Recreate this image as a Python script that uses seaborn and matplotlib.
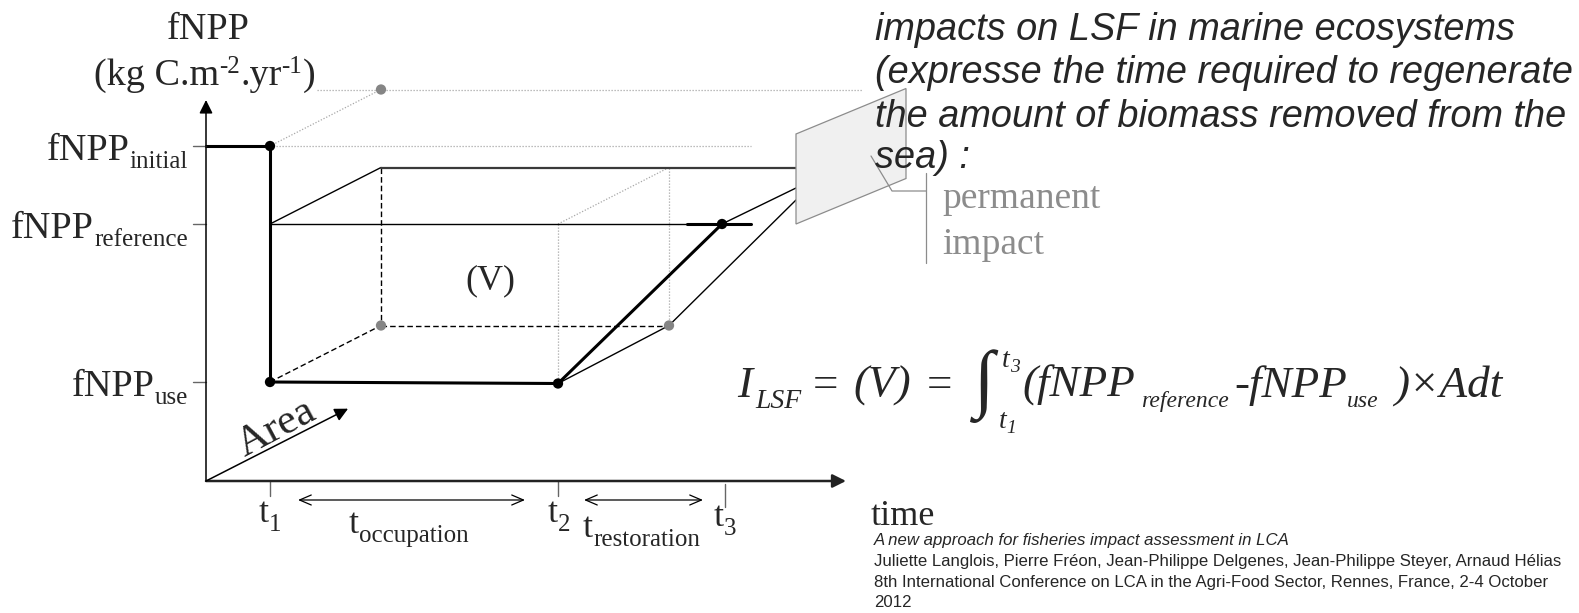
import matplotlib
matplotlib.use("Agg")
import numpy as np
import pandas as pd
import seaborn as sns
import matplotlib.pyplot as plt
from matplotlib.patches import Polygon

# ---------------- data (conceptual units) ----------------
time_names = ["1", "2", "3"]
time_values = [0.64, 3.52, 5.16]            # t1, t2, t3
level_names = ["initial", "reference", "use"]
level_values = [3.35, 2.57, 0.99]           # fNPP levels
use_level_at_t2 = 0.975
area_unit = 1.0
area_axis_length = 1.28
permanent_time = 5.90
permanent_plane_levels = [2.57, 3.47]
permanent_line_levels = [3.135, 2.93, 2.81]  # box top, front restoration, back restoration
x_axis_end = 6.40
y_axis_end = 3.81

para_lines = ["impacts on LSF in marine ecosystems",
              "(expresse the time required to regenerate",
              "the amount of biomass removed from the",
              "sea) :"]
cite_lines = ["A new approach for fisheries impact assessment in LCA",
              "Juliette Langlois, Pierre Fréon, Jean-Philippe Delgenes, Jean-Philippe Steyer, Arnaud Hélias",
              "8th International Conference on LCA in the Agri-Food Sector, Rennes, France, 2-4 October",
              "2012"]

# ---------------- style ----------------
W, H = 1579, 613
OX, OY, S = 206, 481, 100.0   # origin pixel and pixels per unit
AREA_DX, AREA_DY = 1.11, 0.565
PLANE_DX, PLANE_DY = 1.10, 0.455

sns.set_theme(style="white")
plt.rcParams["font.family"] = ["Liberation Serif", "DejaVu Serif"]
SERIF = ["Liberation Serif", "DejaVu Serif"]
SANS = ["Liberation Sans", "DejaVu Sans"]
NARROW = ["Liberation Sans Narrow", "Liberation Sans", "DejaVu Sans"]

fig = plt.figure(figsize=(W / 100, H / 100), dpi=100)
fig.patch.set_facecolor("white")
ax = fig.add_axes([0, 0, 1, 1])


def proj(t, f, a):
    return (t + AREA_DX * a, f + AREA_DY * a)


def px(x, y):
    return ((x - OX) / S, (OY - y) / S)


t1, t2, t3 = time_values
f_init, f_ref, f_use = level_values
tp = permanent_time

thick = dict(color="black", lw=2.2, solid_capstyle="round")
thin = dict(color="black", lw=1.0)
dotted = dict(color="#a8a8a8", lw=0.9, linestyle=(0, (1, 1.4)))
dashed = dict(color="black", lw=1.0, linestyle=(0, (4, 2.2)))


def seg(p, q, **kw):
    ax.plot([p[0], q[0]], [p[1], q[1]], **kw)


# dotted guides
seg((t1, f_init), (px(751, 0)[0], f_init), **dotted)
b_init = proj(t1, f_init, area_unit)
seg((px(317, 0)[0], b_init[1]), (px(862, 0)[0], b_init[1]), **dotted)
seg((t1, f_init), b_init, **dotted)
seg((t2, f_ref), (t2, use_level_at_t2), **dotted)
seg((t2, f_ref), proj(t2, f_ref, area_unit), **dotted)
seg(proj(t2, f_ref, area_unit), proj(t2, f_use, area_unit), **dotted)

# dashed hidden edges
seg(proj(t1, f_ref, area_unit), proj(t1, f_use, area_unit), **dashed)
seg(proj(t1, f_use, area_unit), proj(t2, f_use, area_unit), **dashed)
seg((t1, f_use), proj(t1, f_use, area_unit), **dashed)

# solid edges
seg((t1, f_ref), proj(t1, f_ref, area_unit), **thin)
seg((t1, f_ref), (px(751, 0)[0], f_ref), **thin)
seg((px(687, 0)[0], f_ref), (px(751, 0)[0], f_ref), color="black", lw=2.2)
seg(proj(t1, f_ref, area_unit), (tp, permanent_line_levels[0]), color="#3a3a3a", lw=1.6)
seg((t3, f_ref), (tp, permanent_line_levels[1]), **thin)
seg((t2, use_level_at_t2), proj(t2, f_use, area_unit), **thin)
seg(proj(t2, f_use, area_unit), (tp, permanent_line_levels[2]), **thin)

seg((0, f_init), (t1, f_init), **thick)
seg((t1, f_init), (t1, f_use), **thick)
seg((t1, f_use), (t2, use_level_at_t2), **thick)
seg((t2, use_level_at_t2), (t3, f_ref), **thick)

# permanent impact plane
plane = Polygon([(tp, permanent_plane_levels[0]), (tp, permanent_plane_levels[1]),
                 (tp + PLANE_DX, permanent_plane_levels[1] + PLANE_DY),
                 (tp + PLANE_DX, permanent_plane_levels[0] + PLANE_DY)],
                closed=True, facecolor="#f0f0f0", edgecolor="#8c8c8c", lw=0.9, zorder=3)
ax.add_patch(plane)

# leader lines for "permanent impact"
lead = [px(871, 156), px(892, 191), px(926, 191)]
ax.plot([p[0] for p in lead], [p[1] for p in lead], color="#8c8c8c", lw=0.9, zorder=4)
seg(px(926, 173), px(926, 263), color="#8c8c8c", lw=0.9, zorder=4)

# axes with arrows
ax.annotate("", xy=(0, y_axis_end), xytext=(0, 0),
            arrowprops=dict(arrowstyle="-|>", color="black", lw=1.1, mutation_scale=20,
                            shrinkA=0, shrinkB=0))
ax.annotate("", xy=(x_axis_end, 0), xytext=(0, 0),
            arrowprops=dict(arrowstyle="-|>", color="#222222", lw=1.8, mutation_scale=20,
                            shrinkA=0, shrinkB=0))
ax.annotate("", xy=proj(0, 0, area_axis_length), xytext=(0, 0),
            arrowprops=dict(arrowstyle="-|>", color="black", lw=1.1, mutation_scale=20,
                            shrinkA=0, shrinkB=0))

# ticks
for v in level_values:
    seg((-0.13, v), (0, v), color="#666666", lw=1.0)
for t in time_values[:2]:
    seg((t, 0), (t, -0.15), color="#666666", lw=1.0)
seg((t3 + 0.03, -0.03), (t3 + 0.03, -0.26), color="#666666", lw=1.0)

# double-headed duration arrows
for a, b in [(t1 + 0.28, t2 - 0.33), (t2 + 0.26, t3 - 0.19)]:
    ax.annotate("", xy=(b, -0.19), xytext=(a, -0.19),
                arrowprops=dict(arrowstyle="<->,head_length=0.7,head_width=0.3",
                                color="black", lw=0.9, shrinkA=0, shrinkB=0))

# points
pts = pd.DataFrame({
    "x": [t1, t1, t2, t3,
          proj(t1, f_init, area_unit)[0], proj(t1, f_use, area_unit)[0], proj(t2, f_use, area_unit)[0]],
    "y": [f_init, f_use, use_level_at_t2, f_ref,
          proj(t1, f_init, area_unit)[1], proj(t1, f_use, area_unit)[1], proj(t2, f_use, area_unit)[1]],
    "kind": ["state"] * 4 + ["projected"] * 3,
})
sns.scatterplot(data=pts, x="x", y="y", hue="kind",
                palette={"state": "black", "projected": "#858585"},
                s=55, edgecolor="none", legend=False, ax=ax, zorder=6)

ax.set_xlim(-OX / S, (W - OX) / S)
ax.set_ylim(-(H - OY) / S, OY / S)
ax.axis("off")

# ---------------- text ----------------
renderer = fig.canvas.get_renderer()


def put(x, y, s, size, **kw):
    kw.setdefault("va", "baseline")
    kw.setdefault("family", SERIF)
    return fig.text(x / W, 1 - y / H, s, fontsize=size, **kw)


def width(t):
    return t.get_window_extent(renderer=renderer).width


def seq(x, y, pieces, ha="left", **kw):
    texts = [put(0, y + dy, s, size, **kw) for s, size, dy in pieces]
    ws = [width(t) for t in texts]
    total = sum(ws)
    x0 = x if ha == "left" else (x - total if ha == "right" else x - total / 2)
    for t, w in zip(texts, ws):
        t.set_x(x0 / W)
        x0 += w
    return texts


def fit(t, target):
    t.set_fontsize(t.get_fontsize() * target / width(t))
    return t.get_fontsize()


MAIN, SUB = 27.5, 18

# y-axis title
seq(208, 39, [("fNPP", MAIN, 0)], ha="center")
seq(315, 85, [("(kg C.m", MAIN, 0), ("-2", SUB, -12), (".yr", MAIN, 0), ("-1", SUB, -12), (")", MAIN, 0)],
    ha="right")

# level labels
for name, v in zip(level_names, level_values):
    ypx = OY - v * S
    seq(188, ypx + 14, [("fNPP", MAIN, 0), (name, SUB, 8)], ha="right")

# time labels
seq(259, 522, [("t", 26, 0), (time_names[0], SUB, 9)])
seq(349, 533, [("t", 26, 0), ("occupation", SUB, 9)])
seq(548, 522, [("t", 26, 0), (time_names[1], SUB, 9)])
seq(583, 537, [("t", 26, 0), ("restoration", SUB, 9)])
seq(714, 526, [("t", 26, 0), (time_names[2], SUB, 9)])
put(871, 525, "time", 26)

put(490, 289, "(V)", 26, ha="center")
put(277, 428, "Area", 31, ha="center", va="center", rotation=28, rotation_mode="anchor")

# permanent impact
put(942, 208, "permanent", 27, color="#8c8c8c")
put(942, 254, "impact", 27, color="#8c8c8c")

# equation, assembled piece by piece
EQ, EQS = 32.5, 17
EQB = 397
put(737, EQB, "I", EQ, style="italic")
put(755, EQB + 11, "LSF", 20, style="italic")
put(813, EQB, "=", EQ)
put(853, EQB, "(V)", EQ, style="italic")
put(927, EQB, "=", EQ)
put(974, 386, "\u222b", 54, family=["Liberation Serif", "STIXGeneral", "DejaVu Serif"], va="center")
seq(1002, 367, [("t", 20, 0), ("3", 14, 5)], style="italic")
seq(999, 428, [("t", 20, 0), ("1", 14, 5)], style="italic")
put(1022, EQB, "(fNPP", EQ, style="italic")
put(1141, EQB + 10, "reference", EQS, style="italic")
put(1234, EQB, "-fNPP", EQ, style="italic")
put(1347, EQB + 10, "use", EQS, style="italic")
put(1394, EQB, ")\u00d7Adt", EQ, style="italic")

# paragraph
para_y = [40, 83, 127, 168]
pt = [put(875, y, s, 27, family=SANS, style="italic") for s, y in zip(para_lines, para_y)]
fs = fit(pt[1], 698)
for t in pt:
    t.set_fontsize(fs)

# citation
cite_y = [545, 566, 587, 607]
ct = [put(874, y, s, 12.5, family=NARROW, style="italic" if i == 0 else "normal")
      for i, (s, y) in enumerate(zip(cite_lines, cite_y))]
fs = fit(ct[1], 685)
for t in ct:
    t.set_fontsize(fs)

fig.savefig("out.png", dpi=100, facecolor="white")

• _Problem description_:
Filter out every line that lacks the word "seaborn", and copy the rest.

• _Exercise output_:
Recreate this image as a Python script that uses seaborn and matplotlib.
import seaborn as sns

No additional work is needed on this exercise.